As another example, in order for shares to be issued to shareholders, the directors of the company need to authorize the issuances. Before the shares can be issued, the shareholders also need to actually pay for their shares. Yes, even if they are paying only $1.00 for those shares, money must change hands. If the shares aren’t paid for and issued following this procedure, then the company doesn’t have any shareholders. This can become a big problem in a number of scenarios, the most common being a CRA audit, especially if the company was paying out dividends to its shareholders.

Annual Maintenance and Compliance


Each year after incorporation, a company needs to file an annual report with the BC Registry confirming that the director and contact information the company has registered is up-to-date. The company also needs to hold an annual general meeting (AGM) for its shareholders each year to deal with things like electing directors, reviewing the company's financial statements, and appointing or waiving the requirement for an auditor. The directors also hold an annual meeting to appoint officers, approve the financials, and declare and issue dividends to the shareholders.

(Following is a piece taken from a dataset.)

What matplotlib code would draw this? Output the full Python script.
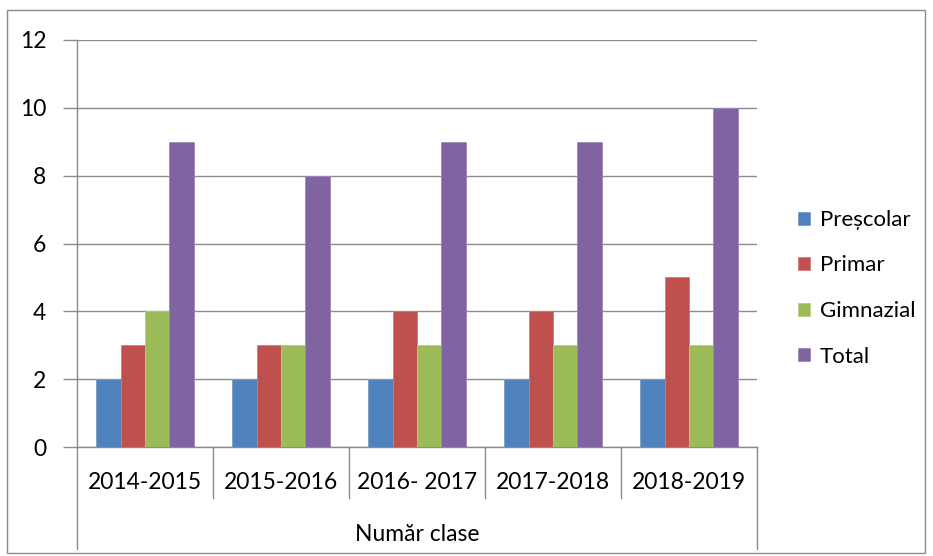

Those who come to us having incorporated their company without the help of a lawyer are usually unaware of these annual requirements. Unfortunately, in some cases, it means their company is either facing dissolution or has already been struck by the BC Registry because it failed to file its annual reports.


Cleanup Costs

Having proper corporate records in place is extremely important, and most corporate lawyers will be able to help you get your company set up properly. But you need more than just corporate compliance to run a successful business. The way a lawyer can really add value to your business is by helping you take a proactive approach. That means first spending the time to get to know you and your family's particular circumstances and getting an understanding of your business's unique needs and challenges. This may involve several meetings and discussions. Be open to this and commit to going through the process. It is the only way your lawyer can make sure you are getting the strategic advice you need to help you identify and avoid risk, and put in place systems and strategies to grow your business successfully.


To clean up a company's records can be a lot of work. And it inevitably ends up costing the company more in legal fees than it would have to just hire a lawyer from the outset. Unfortunately, it's a fact of life that reactive legal work is always more expensive than proactive legal work.

Final Thoughts

Having proper corporate records in place is extremely important, and most corporate lawyers will be able to help you get your company set up properly. But you need more than just corporate compliance to run a successful business. The way a lawyer can really add value to your business is by helping you take a proactive approach. That means first spending the time to get to know you and your family's particular circumstances and getting an understanding of your business's unique needs and challenges. This may involve several meetings and discussions. Be open to this and commit to going through the process. It is the only way your lawyer can make sure you are getting the strategic advice you need to help you identify and avoid risk, and put in place systems and strategies to grow your business successfully.